The announcement is being presented as dramatic. Greece and Israel, according to today’s headlines, have reached a deal on counter-drone systems and cybersecurity. The language suggests urgency, surprise, and a response to fast-changing regional threats.

That framing is misleading.

This week’s announcement in Athens, highlighted by Greek and Israeli officials as a deal on anti-drone strategy and cybersecurity, provides the immediate news hook. References to drone swarms, cyber threats, and maritime security frame the cooperation as a response to present risks. Yet these statements do not mark the start of a new partnership. They mark the moment when an existing security track is being described in operational language and placed openly on the public agenda.

What is new is not the cooperation itself, but the moment chosen to present it publicly and the language now used to describe it.

What is being described now is not a newly formed partnership, nor a sudden strategic alignment.
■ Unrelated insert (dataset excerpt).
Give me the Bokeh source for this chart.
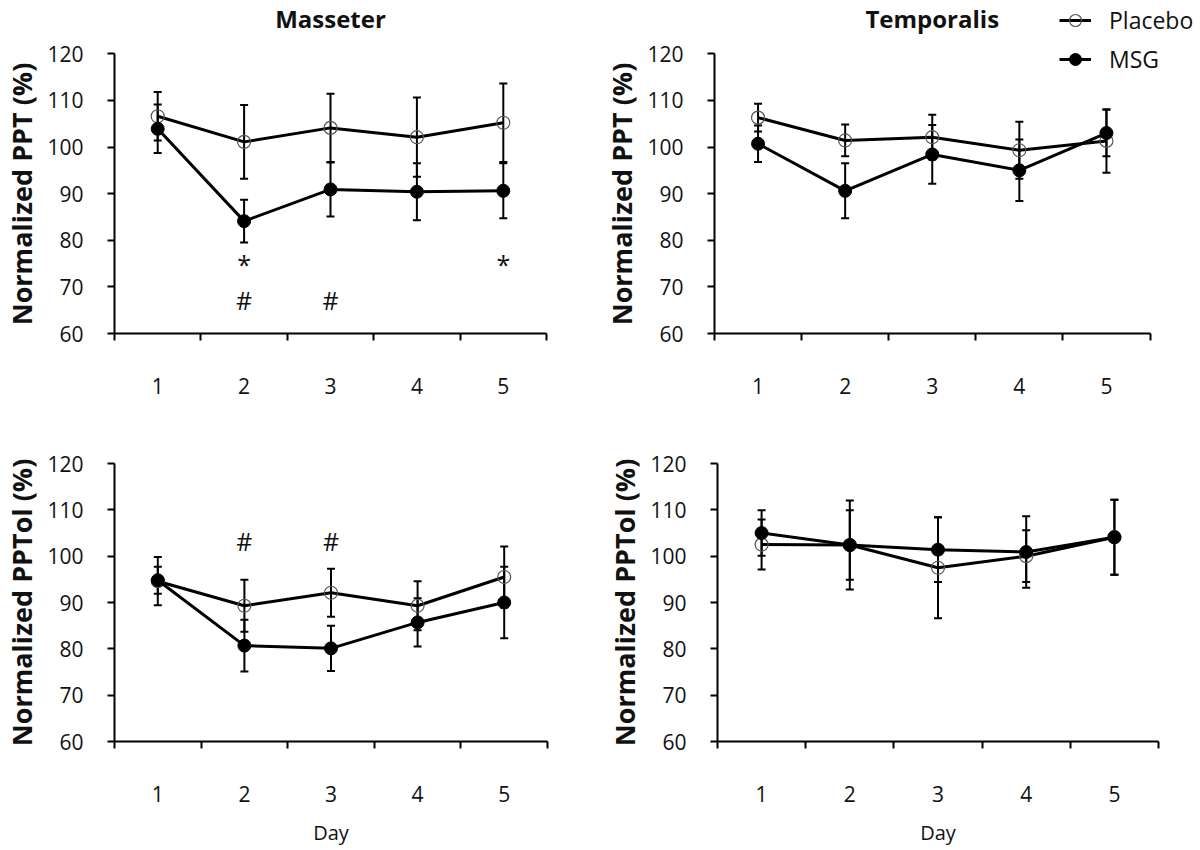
from bokeh.plotting import figure
from bokeh.models import FixedTicker, Whisker, TeeHead, ColumnDataSource, Label, Legend, LegendItem
from bokeh.layouts import row, column
from bokeh.embed import file_html
from bokeh.resources import INLINE
from bokeh.core.properties import value

FONT = "Open Sans"

days = [1, 2, 3, 4, 5]
day_labels = ["1", "2", "3", "4", "5"]
y_ticks = [60, 70, 80, 90, 100, 110, 120]

# Masseter PPT
mas_ppt_placebo = [106.6, 101.1, 104.1, 102.1, 105.2]
mas_ppt_placebo_err = [5.2, 7.9, 7.3, 8.5, 8.4]
mas_ppt_msg = [103.9, 84.1, 90.9, 90.4, 90.6]
mas_ppt_msg_err = [5.2, 4.6, 5.8, 6.1, 5.9]

# Temporalis PPT
tem_ppt_placebo = [106.3, 101.4, 102.1, 99.3, 101.3]
tem_ppt_placebo_err = [3.0, 3.4, 4.8, 6.1, 6.8]
tem_ppt_msg = [100.7, 90.6, 98.4, 95.0, 103.0]
tem_ppt_msg_err = [3.9, 5.9, 6.3, 6.6, 5.0]

# Masseter PPTol
mas_pptol_placebo = [94.6, 89.3, 92.1, 89.3, 95.5]
mas_pptol_placebo_err = [5.2, 5.6, 5.2, 5.3, 6.6]
mas_pptol_msg = [94.8, 80.7, 80.1, 85.7, 90.0]
mas_pptol_msg_err = [2.9, 5.6, 4.9, 5.2, 7.7]

# Temporalis PPTol
tem_pptol_placebo = [102.5, 102.4, 97.5, 100.0, 104.1]
tem_pptol_placebo_err = [5.4, 7.5, 10.9, 5.6, 8.1]
tem_pptol_msg = [105.0, 102.4, 101.4, 100.9, 104.1]
tem_pptol_msg_err = [4.9, 9.6, 7.0, 7.7, 8.1]

# significance markers
mas_ppt_star_days = [2, 5]
mas_ppt_star_y = [75.0, 75.0]
mas_ppt_hash_days = [2, 3]
mas_ppt_hash_y = [67.2, 67.2]
mas_pptol_hash_days = [2, 3]
mas_pptol_hash_y = [103.2, 103.2]

PX_PER_UNIT_Y = 280 / 60.0


def make_panel(width, height, bl, br, bt, bb, ylabel, pl, pl_err, ms, ms_err,
               x_end=5.5, y_end=120, xlabel=None):
    p = figure(width=width, height=height, x_range=(0.5, x_end), y_range=(60, y_end),
               output_backend="svg", toolbar_location=None,
               min_border_left=bl, min_border_right=br, min_border_top=bt, min_border_bottom=bb)
    p.outline_line_color = None
    p.xgrid.visible = False
    p.ygrid.visible = False
    p.background_fill_color = "white"
    p.border_fill_color = "white"

    xa = p.xaxis[0]
    xa.bounds = (0.5, 5.5)
    xa.ticker = FixedTicker(ticks=days, minor_ticks=[0.5, 1.5, 2.5, 3.5, 4.5, 5.5])
    xa.major_label_overrides = {d: l for d, l in zip(days, day_labels)}
    xa.major_tick_out = 0
    xa.major_tick_in = 0
    xa.minor_tick_out = 7
    xa.minor_tick_in = 0
    xa.minor_tick_line_width = 2
    xa.minor_tick_line_color = "black"
    xa.axis_line_width = 2
    xa.axis_line_color = "black"
    xa.major_label_standoff = 37
    xa.major_label_text_font = FONT
    xa.major_label_text_font_size = "21px"
    xa.major_label_text_color = "#111111"
    if xlabel:
        xa.axis_label = xlabel
        xa.axis_label_text_font = FONT
        xa.axis_label_text_font_size = "20px"
        xa.axis_label_text_font_style = "normal"
        xa.axis_label_standoff = 14
        xa.axis_label_text_color = "#111111"

    ya = p.yaxis[0]
    ya.bounds = (60, 120)
    ya.ticker = FixedTicker(ticks=y_ticks, minor_ticks=[])
    ya.major_tick_out = 7
    ya.major_tick_in = 0
    ya.major_tick_line_width = 2
    ya.axis_line_width = 2
    ya.axis_line_color = "black"
    ya.major_label_standoff = 24
    ya.major_label_text_font = FONT
    ya.major_label_text_font_size = "21px"
    ya.major_label_text_color = "#111111"
    ya.axis_label = ylabel
    ya.axis_label_text_font = FONT
    ya.axis_label_text_font_size = "27px"
    ya.axis_label_text_font_style = "bold"
    ya.axis_label_standoff = 4
    ya.axis_label_text_color = "#111111"

    src_pl = ColumnDataSource(dict(x=days, y=pl,
                                   upper=[v + e for v, e in zip(pl, pl_err)],
                                   lower=[v - e for v, e in zip(pl, pl_err)]))
    src_ms = ColumnDataSource(dict(x=days, y=ms,
                                   upper=[v + e for v, e in zip(ms, ms_err)],
                                   lower=[v - e for v, e in zip(ms, ms_err)]))
    for src in (src_pl, src_ms):
        w = Whisker(source=src, base="x", upper="upper", lower="lower",
                    line_width=2, line_color="black",
                    upper_head=TeeHead(size=8, line_width=2, line_color="black"),
                    lower_head=TeeHead(size=8, line_width=2, line_color="black"))
        p.add_layout(w)

    l_pl = p.line("x", "y", source=src_pl, line_width=3, line_color="black")
    s_pl = p.scatter("x", "y", source=src_pl, size=13, marker="circle",
                     fill_alpha=0, line_color="#555555", line_width=1.2)
    l_ms = p.line("x", "y", source=src_ms, line_width=3, line_color="black")
    s_ms = p.scatter("x", "y", source=src_ms, size=13, marker="circle",
                     fill_color="black", line_color="black")
    return p, (l_pl, s_pl, l_ms, s_ms)


# top row: frame reaches the top of the page so that titles / legend are inside it;
# trailing em spaces keep the y label centred on the 60-120 axis rather than the frame
top_extra = 120 + 53.3 / PX_PER_UNIT_Y
pad = "\u2003\u2003"
p1, r1 = make_panel(600, 428, 109, 54, 0, 95, "Normalized PPT (%)" + pad,
                    mas_ppt_placebo, mas_ppt_placebo_err, mas_ppt_msg, mas_ppt_msg_err,
                    y_end=top_extra)
p2, r2 = make_panel(598, 428, 109, 0, 0, 95, "Normalized PPT (%)" + pad,
                    tem_ppt_placebo, tem_ppt_placebo_err, tem_ppt_msg, tem_ppt_msg_err,
                    x_end=0.5 + 489 / 88.0, y_end=top_extra)
p3, r3 = make_panel(600, 420, 110, 53, 35, 105, "Normalized PPTol (%)",
                    mas_pptol_placebo, mas_pptol_placebo_err, mas_pptol_msg, mas_pptol_msg_err,
                    xlabel="Day")
p4, r4 = make_panel(598, 420, 117, 40, 35, 105, "Normalized PPTol (%)",
                    tem_pptol_placebo, tem_pptol_placebo_err, tem_pptol_msg, tem_pptol_msg_err,
                    xlabel="Day")

# significance symbols
p1.text(x=mas_ppt_star_days, y=mas_ppt_star_y, text=["*"] * len(mas_ppt_star_days),
        text_align="center", text_baseline="middle", text_font=value(FONT),
        text_font_size="25px", text_color="#111111")
p1.text(x=mas_ppt_hash_days, y=mas_ppt_hash_y, text=["#"] * len(mas_ppt_hash_days),
        text_align="center", text_baseline="middle", text_font=value(FONT),
        text_font_size="25px", text_color="#111111")
p3.text(x=mas_pptol_hash_days, y=mas_pptol_hash_y, text=["#"] * len(mas_pptol_hash_days),
        text_align="center", text_baseline="middle", text_font=value(FONT),
        text_font_size="25px", text_color="#111111")

# column titles
title_y = 120 + (53.3 - 18) / PX_PER_UNIT_Y
for p, t in ((p1, "Masseter"), (p2, "Temporalis")):
    p.add_layout(Label(x=3, y=title_y, text=t, text_align="center", text_baseline="middle",
                       text_font=FONT, text_font_size="24px", text_font_style="bold",
                       text_color="#111111"))

# legend
legend = Legend(items=[LegendItem(label="Placebo", renderers=[r2[0], r2[1]]),
                       LegendItem(label="MSG", renderers=[r2[2], r2[3]])],
                location=(345, 258), orientation="vertical",
                label_text_font=FONT, label_text_font_size="23px", label_text_color="#111111",
                glyph_width=32, glyph_height=30, label_height=30, label_standoff=18,
                spacing=7, padding=0, margin=0,
                border_line_color=None, background_fill_alpha=0)
p2.add_layout(legend, "center")

layout = column(row(p1, p2), row(p3, p4))
open("out.html", "w").write(file_html(layout, INLINE))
It is the latest public articulation of a dialogue and security vision that has been evolving for years, largely away from the spotlight.

Greek Defence Minister Nikos Dendias has framed the cooperation in explicitly operational terms, focusing on drone swarms, maritime surveillance, and cyber risks. Israeli officials have placed the same cooperation within a wider regional security narrative, linking it to instability across multiple theatres. Turkish officials, meanwhile, have interpreted the development as part of a broader pattern of exclusionary alignments in the Eastern Mediterranean.
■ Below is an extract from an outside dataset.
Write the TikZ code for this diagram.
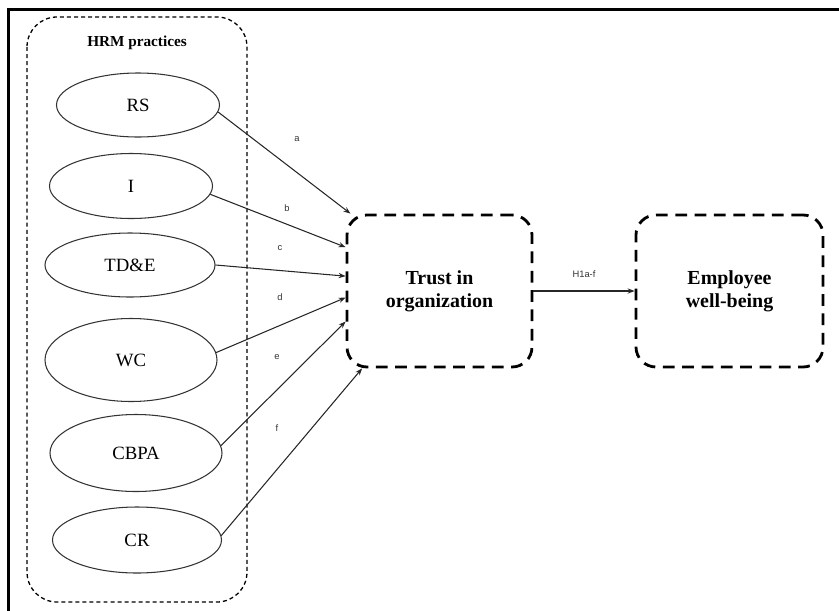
\documentclass[tikz,border=0pt]{standalone}
\usepackage{fontspec}
\setmainfont{Liberation Serif}
\newfontfamily\labfont{Liberation Sans}
\usepackage{tikz}
\usetikzlibrary{shapes, positioning, arrows.meta}

\tikzset{
    practice/.style={ellipse, draw=black!80, line width=0.9pt, inner sep=0pt, font=\fontsize{16}{19}\selectfont},
    construct/.style={rectangle, draw, rounded corners=0.6cm, line width=2.4pt, dash pattern=on 10pt off 6.5pt,
        align=center, minimum width=5.55cm, minimum height=4.56cm, font=\bfseries\fontsize{17}{20}\selectfont},
    link/.style={-{Stealth[length=6pt, width=4.5pt]}, line width=0.9pt, black!85},
    lab/.style={font=\labfont\fontsize{8}{9}\selectfont, text=black!80}
}

\begin{document}
\begin{tikzpicture}[x=0.03cm, y=-0.03cm]
        \useasboundingbox (0, 0) rectangle (839, 610);
        \draw[line width=2.3pt] (8.5, 611) -- (8.5, 9.5) -- (840, 9.5);

        \draw[line width=1.1pt, dash pattern=on 3.4pt off 2.6pt, rounded corners=0.9cm] (27, 17) rectangle (247, 602);
        \node[font=\bfseries\fontsize{13}{15}\selectfont] (hrm) at (137, 43) {HRM practices};

        \node[practice, minimum width=4.89cm, minimum height=1.92cm] (rs) at (138, 105) {RS};
        \node[practice, minimum width=4.89cm, minimum height=1.95cm] (i) at (131, 186) {I};
        \node[practice, minimum width=5.10cm, minimum height=1.92cm] (tde) at (130, 265) {TD\&E};
        \node[practice, minimum width=5.16cm, minimum height=2.49cm] (wc) at (131, 360) {WC};
        \node[practice, minimum width=5.16cm, minimum height=2.31cm] (cbpa) at (136, 453) {CBPA};
        \node[practice, minimum width=5.07cm, minimum height=1.98cm] (cr) at (137, 540) {CR};

        \node[construct] (trust) at (439.5, 291) {Trust in\\organization};
        \node[construct, minimum width=5.61cm] (wellbeing) at (729.5, 291) {Employee\\well-being};

        \draw[link] (rs.-5) -- (trust.139);
        \draw[link] (i.-6) -- (trust.155.5);
        \draw[link] (tde.east) -- (trust.171);
        \draw[link] (wc.5) -- (trust.184);
        \draw[link] (cbpa.5) -- (trust.198);
        \draw[link] (cr.3) -- (trust.225);
        \draw[link] (trust) -- node[lab, above=8pt] (h1) {H1a-f} (wellbeing);

        \node[lab] (la) at (297, 139) {a};
        \node[lab] (lb) at (287, 208) {b};
        \node[lab] (lc) at (280, 248) {c};
        \node[lab] (ld) at (280, 297) {d};
        \node[lab] (le) at (277, 357) {e};
        \node[lab] (lf) at (277, 428) {f};
    \end{tikzpicture}
\end{document}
Each side, from its own perspective, presents the cooperation as carrying implications for Türkiye. This matters because it turns what is presented as technical cooperation into a political signal.

The underlying process that produced this announcement is neither sudden nor reactive.

The cooperation now being discussed did not begin with drones, and it did not begin in 2026.

Publicly as early as 2024, Greece and Israel were already engaged in discussions on layered air and missile defence concepts drawing on Israeli systems. Counter-unmanned capabilities were embedded in those talks from the outset, alongside radar integration, command and control, and cyber resilience. These were not isolated conversations but part of a broader effort to reshape air defence and security architecture.

Throughout 2025, this dialogue continued and deepened. Procurement options, system integration, and operational coordination were discussed in parallel with expanded military-to-military interaction. Joint exercises and training arrangements created the routines and interoperability required to move from concept to application.

Seen in this context, the current announcement is not a turning point. It is a continuation.

What has changed is not the direction of travel, but the openness of the language used to describe it. The cooperation is no longer presented as limited, technical, or provisional. It is now framed as necessary and enduring.

This is where the Türkiye dimension becomes unavoidable, even if it is not always named directly.

For Greece, the cooperation is presented as strengthening national defence and regional stability. For Israel, the value lies less in technology transfer than in embedding security cooperation within a wider eastern Mediterranean network. For Türkiye, the issue is not the existence of cooperation, but the cumulative strategic effect of security formats consolidating without its participation.

All three readings coexist. None of them emerged overnight.

Treating the announcement as something new obscures the continuity that gives it strategic meaning. It suggests a sudden shift where there is, in fact, a long-running process reaching a more visible phase.

For Türkiye, the question is not whether Greece and Israel cooperate. That has been evident for years. The question is how incremental steps, each defensible on their own terms, gradually reshape the security environment and narrow strategic options.

This is why the current headlines miss the point. The story is not about drones or cybersecurity. It is about the normalisation of a security vision that has been in the making for a long time and is now being framed as news.